The company also noted continued operational disruption, lower productivity, and higher-than-expected costs within the third-party operated Distribution Centre (DC).

As a result of all the headwinds, Joules said there would be "selected appropriate" price increases for the summer spring 2022 collection.

Joules’ base case expectation is for trading for the rest of the year to recover in line with its previously stated expectations, "supported by recovering footfall and an improved level of newness in the stock position".

Assuming the base case is met, adjusted pre-tax profit is not expected to be less than £5m, versus £6.1m the year before. Joules had previously guided to profits of between £9m and £12m.

For the six months to 28 November 2021, revenues came in at £127.9m, up from £95.4m the year before, while profit before tax and adjusting items was £2.6m, down from £3.7m.

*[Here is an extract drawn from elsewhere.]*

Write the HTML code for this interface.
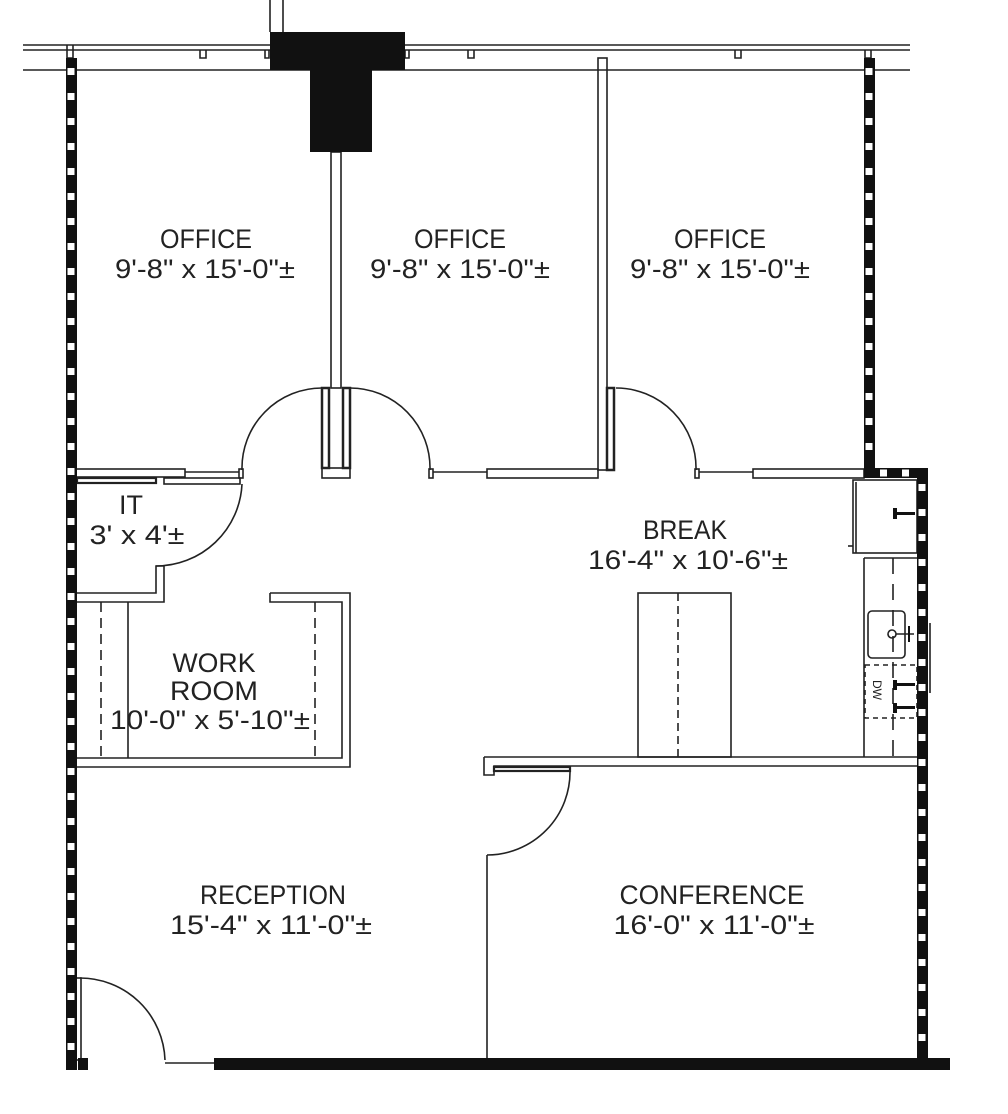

This was in line with previous guidance.

At 0845 GMT, the shares were down 39% at 72p.

Susannah Streeter, senior investment and markets analyst at Hargreaves Lansdown, said: "Joules is facing a spell of very inclement weather with the storm of omicron adding to the chill winds of supply chain issues. The foul conditions are not expected to improve any time soon, and with the slashing of full year profit forecasts, the share price has plunged.

"The group had already warned that it would be hard going for the six months to the end of November and profits fell sharply. But in the run up to Christmas and in the weeks that have followed, visits to stores slumped by more than a third, while operational costs doubled. For those shoppers venturing out, the lack of new styles available due to the problems of getting products into stores meant full price sales took a hit. Even though footfall should recover, with many more shoppers less fearful of venturing out, the rainy days still keep coming for Joules, with higher freight, distribution and labour costs drenching the business.

"Management say an umbrella is now up to try and protect it from a further slide in profits and emergency measures are being brought in. It sees little option but to pass on higher costs to customers, so prices will go up in some of its ranges but at the same time it’s offloading more unsold stock to outlets. This is not a strategy without risk as it could see cash strapped shoppers, opting for bargain basement Joules ranges in discount villages rather than paying higher prices for new styles in the group’s boutiques. There will be concern that by moving in this direction, the Joules ‘lifestyle’ may be less appealing to the discerning shopper and could cause longer term damage to the brand, particularly with marketing spend also set to be reduced."